> _PROBLEM DESCRIPTION_
Reproduce each line of the listing exactly.

========================================================================

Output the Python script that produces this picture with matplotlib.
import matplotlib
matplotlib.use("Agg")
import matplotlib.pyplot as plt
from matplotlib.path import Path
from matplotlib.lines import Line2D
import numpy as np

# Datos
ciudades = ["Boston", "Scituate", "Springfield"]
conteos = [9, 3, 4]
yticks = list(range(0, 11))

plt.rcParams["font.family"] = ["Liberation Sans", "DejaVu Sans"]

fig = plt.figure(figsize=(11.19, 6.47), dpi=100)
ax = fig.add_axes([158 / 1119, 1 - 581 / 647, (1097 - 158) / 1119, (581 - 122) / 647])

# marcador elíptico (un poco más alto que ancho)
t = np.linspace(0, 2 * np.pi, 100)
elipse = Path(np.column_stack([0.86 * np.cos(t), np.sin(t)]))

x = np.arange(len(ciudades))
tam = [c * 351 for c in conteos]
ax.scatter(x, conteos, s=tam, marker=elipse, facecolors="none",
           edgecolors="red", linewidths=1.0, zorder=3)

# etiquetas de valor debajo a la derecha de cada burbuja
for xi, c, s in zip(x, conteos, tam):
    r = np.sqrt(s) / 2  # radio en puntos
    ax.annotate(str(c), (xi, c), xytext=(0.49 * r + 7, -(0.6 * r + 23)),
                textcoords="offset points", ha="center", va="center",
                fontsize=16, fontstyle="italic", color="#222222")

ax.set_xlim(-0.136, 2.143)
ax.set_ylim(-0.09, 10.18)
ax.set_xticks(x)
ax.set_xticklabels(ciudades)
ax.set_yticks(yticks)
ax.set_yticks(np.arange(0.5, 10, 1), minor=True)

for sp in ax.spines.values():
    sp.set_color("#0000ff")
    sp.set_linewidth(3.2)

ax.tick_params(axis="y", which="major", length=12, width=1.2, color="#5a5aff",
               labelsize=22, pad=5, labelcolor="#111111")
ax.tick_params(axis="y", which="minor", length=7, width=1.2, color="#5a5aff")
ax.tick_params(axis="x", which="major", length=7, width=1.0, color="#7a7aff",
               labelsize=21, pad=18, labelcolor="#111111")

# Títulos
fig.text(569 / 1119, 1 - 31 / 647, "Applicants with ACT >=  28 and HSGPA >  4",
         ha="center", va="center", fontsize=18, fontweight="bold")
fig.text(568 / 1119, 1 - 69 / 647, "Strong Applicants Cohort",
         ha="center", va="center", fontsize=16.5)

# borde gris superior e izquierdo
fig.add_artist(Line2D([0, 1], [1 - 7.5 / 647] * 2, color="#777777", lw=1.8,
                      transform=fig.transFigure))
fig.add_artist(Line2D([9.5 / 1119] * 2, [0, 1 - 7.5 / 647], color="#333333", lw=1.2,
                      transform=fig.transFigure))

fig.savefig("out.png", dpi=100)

========================================================================

> _TASK ANSWER_
Output the Python script that produces this picture with matplotlib.
import matplotlib
matplotlib.use("Agg")
import matplotlib.pyplot as plt
from matplotlib.path import Path
from matplotlib.lines import Line2D
import numpy as np

# Datos
ciudades = ["Boston", "Scituate", "Springfield"]
conteos = [9, 3, 4]
yticks = list(range(0, 11))

plt.rcParams["font.family"] = ["Liberation Sans", "DejaVu Sans"]

fig = plt.figure(figsize=(11.19, 6.47), dpi=100)
ax = fig.add_axes([158 / 1119, 1 - 581 / 647, (1097 - 158) / 1119, (581 - 122) / 647])

# marcador elíptico (un poco más alto que ancho)
t = np.linspace(0, 2 * np.pi, 100)
elipse = Path(np.column_stack([0.86 * np.cos(t), np.sin(t)]))

x = np.arange(len(ciudades))
tam = [c * 351 for c in conteos]
ax.scatter(x, conteos, s=tam, marker=elipse, facecolors="none",
           edgecolors="red", linewidths=1.0, zorder=3)

# etiquetas de valor debajo a la derecha de cada burbuja
for xi, c, s in zip(x, conteos, tam):
    r = np.sqrt(s) / 2  # radio en puntos
    ax.annotate(str(c), (xi, c), xytext=(0.49 * r + 7, -(0.6 * r + 23)),
                textcoords="offset points", ha="center", va="center",
                fontsize=16, fontstyle="italic", color="#222222")

ax.set_xlim(-0.136, 2.143)
ax.set_ylim(-0.09, 10.18)
ax.set_xticks(x)
ax.set_xticklabels(ciudades)
ax.set_yticks(yticks)
ax.set_yticks(np.arange(0.5, 10, 1), minor=True)

for sp in ax.spines.values():
    sp.set_color("#0000ff")
    sp.set_linewidth(3.2)

ax.tick_params(axis="y", which="major", length=12, width=1.2, color="#5a5aff",
               labelsize=22, pad=5, labelcolor="#111111")
ax.tick_params(axis="y", which="minor", length=7, width=1.2, color="#5a5aff")
ax.tick_params(axis="x", which="major", length=7, width=1.0, color="#7a7aff",
               labelsize=21, pad=18, labelcolor="#111111")

# Títulos
fig.text(569 / 1119, 1 - 31 / 647, "Applicants with ACT >=  28 and HSGPA >  4",
         ha="center", va="center", fontsize=18, fontweight="bold")
fig.text(568 / 1119, 1 - 69 / 647, "Strong Applicants Cohort",
         ha="center", va="center", fontsize=16.5)

# borde gris superior e izquierdo
fig.add_artist(Line2D([0, 1], [1 - 7.5 / 647] * 2, color="#777777", lw=1.8,
                      transform=fig.transFigure))
fig.add_artist(Line2D([9.5 / 1119] * 2, [0, 1 - 7.5 / 647], color="#333333", lw=1.2,
                      transform=fig.transFigure))

fig.savefig("out.png", dpi=100)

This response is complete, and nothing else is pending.